Well, let's pray together, and you can go and look at those. If you have any questions, see me. But Seth is going to come as soon as I close in prayer and lead us in a song, and then you're free to go. But I trust something we've dealt with tonight will be an encouragement. Again, an unusual sort of discussions, more of a family chat I guess than teaching, but I hope it's been helpful.

Let's pray together.

Father, we love You. And we love Your Word because You have put that love within us. We love to spend time with You.

And Father, I pray that You would use our time together tonight to excite yet again in all of our hearts an eagerness and a diligence to pursue You. Lord, keep us even in our pursuit of Your Word from pursuing only knowledge, but help us instead everywhere we look to pursue You, to look for You, to look for Your Son, and to be absolutely carried away, to be overwhelmed by the weight of Your majesty and Your goodness and Your power.
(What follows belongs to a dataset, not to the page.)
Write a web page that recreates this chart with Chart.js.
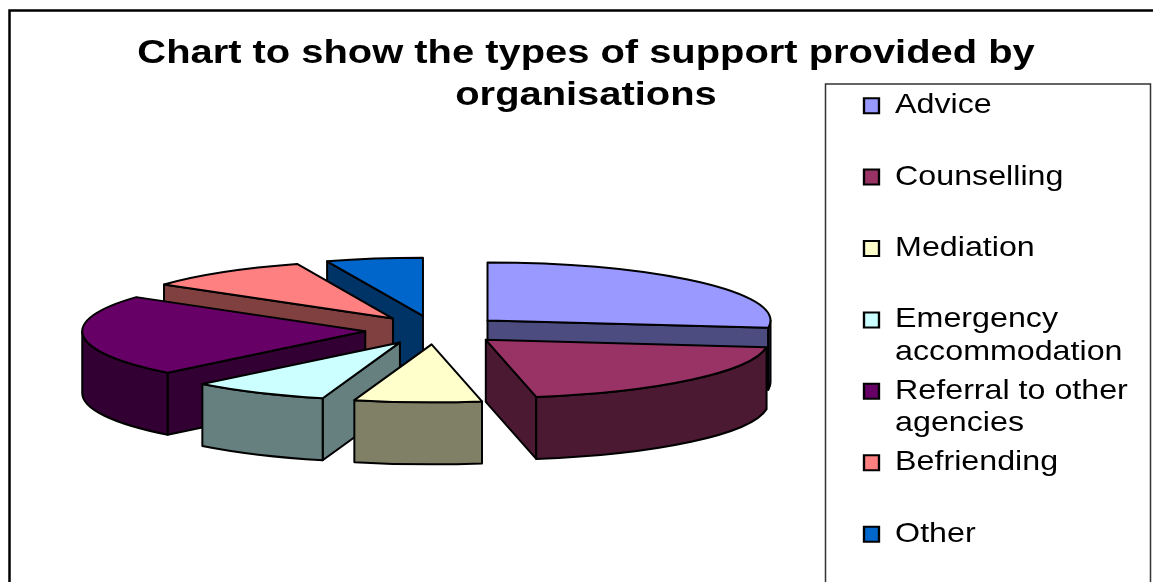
<!DOCTYPE html>
<html>
<head>
<meta charset="utf-8">
<title>Types of support</title>
<script src="https://cdn.jsdelivr.net/npm/chart.js@4"></script>
<style>
  html, body { margin: 0; padding: 0; background: #fff; }
  canvas { display: block; }
</style>
</head>
<body>
<canvas id="myChart" width="1153" height="582"></canvas>
<script>
  // the blank second line keeps every legend row the same height
  const categories = [
    ['Advice', ''],
    ['Counselling', ''],
    ['Mediation', ''],
    ['Emergency', 'accommodation'],
    ['Referral to other', 'agencies'],
    ['Befriending', ''],
    ['Other', '']
  ];
  const values = [27, 20.15, 7.25, 7.9, 22.7, 9.5, 5.5];
  const colors = ['#9999FF', '#993366', '#FFFFCC', '#CCFFFF', '#660066', '#FF8080', '#0066CC'];
  const wallColors = ['#4C4C80', '#4C1933', '#808066', '#668080', '#330033', '#804040', '#003366'];
  const titleLines = ['Chart to show the types of support provided by', 'organisations'];

  const STRETCH = 1.18;      // text and legend are drawn wide
  const TILT = 0.205;        // squash of the pie's plane
  const DEPTH = 62;          // height of the slices on screen
  const PIE_X = 435;
  const PIE_Y = 330;

  function sliceGeometry(arc) {
    const mid = (arc.startAngle + arc.endAngle) / 2;
    const ox = PIE_X + Math.cos(mid) * arc.options.offset;
    const oy = PIE_Y + Math.sin(mid) * arc.options.offset * TILT;
    return {ox, oy, r: arc.outerRadius, start: arc.startAngle, end: arc.endAngle};
  }

  function rimX(g, a) { return g.ox + Math.cos(a) * g.r; }
  function rimY(g, a) { return g.oy + Math.sin(a) * g.r * TILT; }

  function paint(ctx, fill) {
    ctx.fillStyle = fill;
    ctx.fill();
    ctx.stroke();
  }

  function drawCutFace(ctx, g, a, fill) {
    ctx.beginPath();
    ctx.moveTo(g.ox, g.oy);
    ctx.lineTo(rimX(g, a), rimY(g, a));
    ctx.lineTo(rimX(g, a), rimY(g, a) + DEPTH);
    ctx.lineTo(g.ox, g.oy + DEPTH);
    ctx.closePath();
    paint(ctx, fill);
  }

  function drawSlice(ctx, arc, wall) {
    const g = sliceGeometry(arc);
    ctx.strokeStyle = arc.options.borderColor;
    ctx.lineWidth = arc.options.borderWidth;
    ctx.lineJoin = 'round';

    // only the faces turned to the viewer
    if (Math.cos(g.start) < -1e-6) drawCutFace(ctx, g, g.start, wall);
    if (Math.cos(g.end) > 1e-6) drawCutFace(ctx, g, g.end, wall);

    const from = Math.max(g.start, 0);
    const to = Math.min(g.end, Math.PI);
    if (to > from) {
      ctx.beginPath();
      ctx.ellipse(g.ox, g.oy, g.r, g.r * TILT, 0, from, to);
      ctx.ellipse(g.ox, g.oy + DEPTH, g.r, g.r * TILT, 0, to, from, true);
      ctx.closePath();
      paint(ctx, wall);
    }

    ctx.beginPath();
    ctx.moveTo(g.ox, g.oy);
    ctx.ellipse(g.ox, g.oy, g.r, g.r * TILT, 0, g.start, g.end);
    ctx.closePath();
    paint(ctx, arc.options.backgroundColor);
  }

  const pie3d = {
    id: 'pie3d',
    beforeDraw(chart) {
      const ctx = chart.ctx;
      ctx.save();
      ctx.fillStyle = '#fff';
      ctx.fillRect(0, 0, chart.width, chart.height);
      ctx.strokeStyle = '#000';
      ctx.lineWidth = 2.5;
      ctx.beginPath();
      ctx.moveTo(9.5, chart.height + 5);
      ctx.lineTo(9.5, 10.5);
      ctx.lineTo(chart.width + 5, 10.5);
      ctx.stroke();
      ctx.strokeStyle = '#333';
      ctx.lineWidth = 1.5;
      ctx.strokeRect(825.5, 84, 325, chart.height);
      ctx.restore();

      const title = chart.titleBlock;
      title.left = 0;
      title.right = 586 * 2 / STRETCH;
      title.top = 0;

      const legend = chart.legend;
      legend.update(400, chart.height, {top: 0, left: 0, right: 0, bottom: 0});
      legend.left = 864 / STRETCH - legend.options.labels.padding;
      legend.right = chart.width / STRETCH;
      legend.top = 85;
      legend.bottom = chart.height;

      ctx.save();
      ctx.scale(STRETCH, 1);
    },
    beforeDatasetsDraw(chart) {
      const ctx = chart.ctx;
      const meta = chart.getDatasetMeta(0);
      const dpr = chart.currentDevicePixelRatio;
      const order = meta.data.map((arc, i) => i)
        .sort((a, b) => sliceGeometry(meta.data[a]).oy - sliceGeometry(meta.data[b]).oy);
      ctx.save();
      ctx.setTransform(dpr, 0, 0, dpr, 0, 0);
      order.forEach(i => drawSlice(ctx, meta.data[i], wallColors[i]));
      ctx.restore();
      return false;
    },
    afterDraw(chart) {
      chart.ctx.restore();
    }
  };

  const ctx = document.getElementById('myChart').getContext('2d');

  new Chart(ctx, {
    type: 'pie',
    plugins: [pie3d],
    data: {
      labels: categories,
      datasets: [{
        data: values,
        backgroundColor: colors,
        borderColor: '#000',
        borderWidth: 2,
        offset: 70,
        clip: false
      }]
    },
    options: {
      responsive: false,
      animation: false,
      events: [],
      radius: 283,
      plugins: {
        tooltip: { enabled: false },
        title: {
          display: true,
          text: titleLines,
          color: '#000',
          padding: { top: 33, bottom: 0 },
          font: { family: '"Liberation Sans", Arial, sans-serif', size: 33.8, weight: 'bold', lineHeight: 1.24 }
        },
        legend: {
          position: 'right',
          align: 'start',
          labels: {
            color: '#000',
            boxWidth: 12.7,
            boxHeight: 15,
            padding: 7,
            font: { family: '"Liberation Sans", Arial, sans-serif', size: 27.3, lineHeight: 1.18 }
          }
        }
      }
    }
  });
</script>
</body>
</html>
And Father, I ask that You would help us as Your people to be utterly devoted to Your Word and to prayer. And may it be true on a daily basis. Give us the discipline, Father, to develop this habit so that it can become the habit of a lifetime. We pray it not for ourselves, and not for our own smugness, not for our own pride or even for our own knowledge.

But we pray it for Your glory and that we would better reflect Your Son in Whose name we pray. Amen.